Question

A thin nonconducting ring of radius R has linear charge density $\lambda ={\lambda }_{0}cos\theta$, where ${\lambda }_0$ is a constant, $\theta$ is azimuthal angle. The electric field at the centre of the ring is $\frac{{\lambda }_0}{x{\epsilon }_{0}R}$. Find $x$ :

Answer 1

Consider two small elements of length $dl=Rd\theta$ symmetrically at angle $\theta$ on both sides as shown in the figure. Here, $d{E}_1=d{E}_2$ and sin component cancel out each other.
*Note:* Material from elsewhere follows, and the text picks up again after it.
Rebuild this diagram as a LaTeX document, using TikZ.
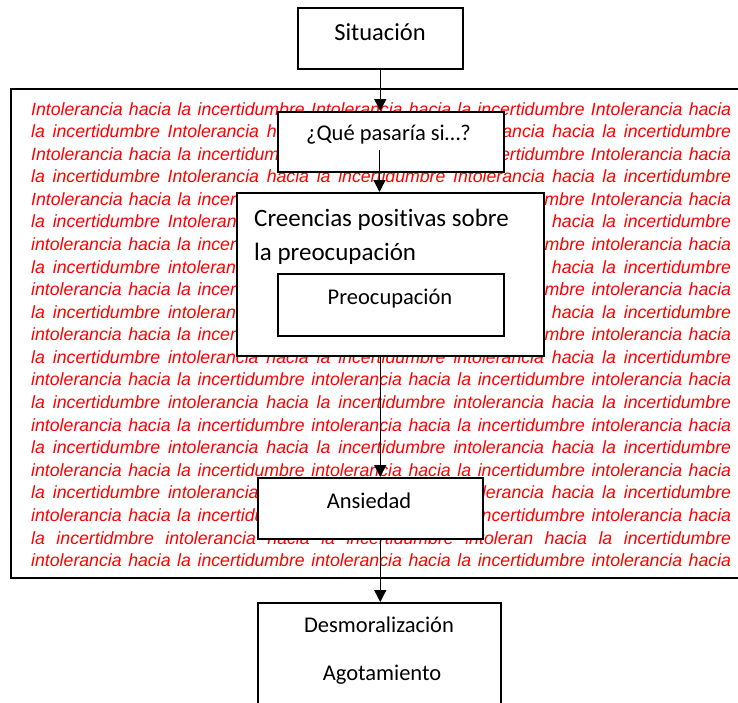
\documentclass[tikz,border=0pt]{standalone}
\usepackage{fontspec}
\newfontfamily\arialfont{Liberation Sans}
\newfontfamily\calfont{Carlito}[Ligatures={NoCommon}]
\usetikzlibrary{arrows.meta}
\definecolor{bgred}{RGB}{255,0,0}
\begin{document}
\begin{tikzpicture}[x=1pt,y=-1pt,
  box/.style={draw=black, line width=1.5pt, fill=white, inner sep=0pt, anchor=north west},
  lbl/.style={inner sep=0pt, anchor=base, font=\calfont\fontsize{22.5}{27}\selectfont},
  bgline/.style={inner sep=0pt, anchor=base west, text=bgred,
    font=\arialfont\itshape\fontsize{17.7}{22.58}\selectfont},
  frame/.style={draw=black, line width=1.5pt},
  flow/.style={line width=1.4pt, -{Triangle[length=12pt,width=12pt]}}]
\useasboundingbox (0,0) rectangle (738,702);
\clip (0,0) rectangle (738,702);

% justified background text
\foreach \t [count=\i] in {
  Intolerancia hacia la incertidumbre Intolerancia hacia la incertidumbre Intolerancia hacia,
  la incertidumbre Intolerancia hacia la incertidumbre Intolerancia hacia la incertidumbre,
  Intolerancia hacia la incertidumbre Intolerancia hacia la incertidumbre Intolerancia hacia,
  la incertidumbre Intolerancia hacia la incertidumbre Intolerancia hacia la incertidumbre,
  Intolerancia hacia la incertidumbre Intolerancia hacia la incertidumbre Intolerancia hacia,
  la incertidumbre Intolerancia hacia la incertidumbre intolerancia hacia la incertidumbre,
  intolerancia hacia la incertidumbre intolerancia hacia la incertidumbre intolerancia hacia,
  la incertidumbre intolerancia hacia la incertidumbre intolerancia hacia la incertidumbre,
  intolerancia hacia la incertidumbre intolerancia hacia la incertidumbre intolerancia hacia,
  la incertidumbre intolerancia hacia la incertidumbre intolerancia hacia la incertidumbre,
  intolerancia hacia la incertidumbre intolerancia hacia la incertidumbre intolerancia hacia,
  la incertidumbre intolerancia hacia la incertidumbre intolerancia hacia la incertidumbre,
  intolerancia hacia la incertidumbre intolerancia hacia la incertidumbre intolerancia hacia,
  la incertidumbre intolerancia hacia la incertidumbre intolerancia hacia la incertidumbre,
  intolerancia hacia la incertidumbre intolerancia hacia la incertidumbre intolerancia hacia,
  la incertidumbre intolerancia hacia la incertidumbre intolerancia hacia la incertidumbre,
  intolerancia hacia la incertidumbre intolerancia hacia la incertidumbre intolerancia hacia,
  la incertidumbre intolerancia hacia la incertidumbre intolerancia hacia la incertidumbre,
  intolerancia hacia la incertidumbre intolerancia hacia la incertidumbre intolerancia hacia,
  la incertidmbre intolerancia hacia la incertidumbre intoleran hacia la incertidumbre,
  intolerancia hacia la incertidumbre intolerancia hacia la incertidumbre intolerancia hacia}
  \node[bgline] (bg\i) at (31,{115+(\i-1)*22.58}) {\makebox[700pt][s]{\t}};

% outer frame around the background text
\draw[frame] (11,89) rectangle (739,578);

% boxes
\node[box, minimum width=165pt, minimum height=61pt] (sit) at (297,7) {};
\node[box, minimum width=226pt, minimum height=60pt] (que) at (277,111) {};
\node[box, minimum width=307pt, minimum height=163pt] (cre) at (236,192) {};
\node[box, minimum width=226pt, minimum height=62pt] (pre) at (277,273) {};
\node[box, minimum width=225pt, minimum height=61pt] (ans) at (257,477) {};
\node[box, minimum width=243pt, minimum height=120pt] (des) at (257,602) {};

% box texts
\node[lbl, font=\calfont\fontsize{24.5}{29}\selectfont] (sit-t) at (380,40.5) {Situación};
\node[lbl] (que-t) at (388.5,140.5) {¿Qué pasaría si…?};
\node[lbl, anchor=base west, font=\calfont\fontsize{25}{30}\selectfont] (cre-t1) at (254,226.5) {Creencias positivas sobre};
\node[lbl, anchor=base west, font=\calfont\fontsize{25}{30}\selectfont] (cre-t2) at (254,260.5) {la preocupación};
\node[lbl] (pre-t) at (390,304) {Preocupación};
\node[lbl] (ans-t) at (369,508) {Ansiedad};
\node[lbl] (des-t1) at (379,632) {Desmoralización};
\node[lbl] (des-t2) at (382,680.5) {Agotamiento};

% connectors
\coordinate (q-out) at (379.5,150);
\draw[flow] (sit.south) -- (sit.south |- que.north);
\draw[flow] (q-out) -- (q-out |- cre.north);
\draw[flow] (sit.south |- cre.south) -- (sit.south |- ans.north);
\draw[flow] (sit.south |- ans.south) -- (sit.south |- des.north);
\end{tikzpicture}
\end{document}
Charge on the element , $dq=\lambda dl=\left({\lambda }_0\cos \theta \right)Rd\theta$
Net field at center due to both elements , $dE=2d{E}_1\cos \theta =2\left(\frac{dq}{4\pi {ϵ}_0{R}^2}\right)\cos \theta =\frac{{\lambda }_0}{4\pi {ϵ}_{0}R}2{\cos }^2\theta d\theta$
or $E=\frac{{\lambda }_0}{4\pi {ϵ}_{0}R}{\int }_0^{\pi }(1+\cos 2\theta )d\theta =\frac{{\lambda }_0}{4\pi {ϵ}_{0}R}\left[\right(\pi -0)+\frac{1}{2}(\sin 2\pi -\sin 0\left)\right]=\frac{{\lambda }_0}{4{ϵ}_{0}R}$
thus, $x=4$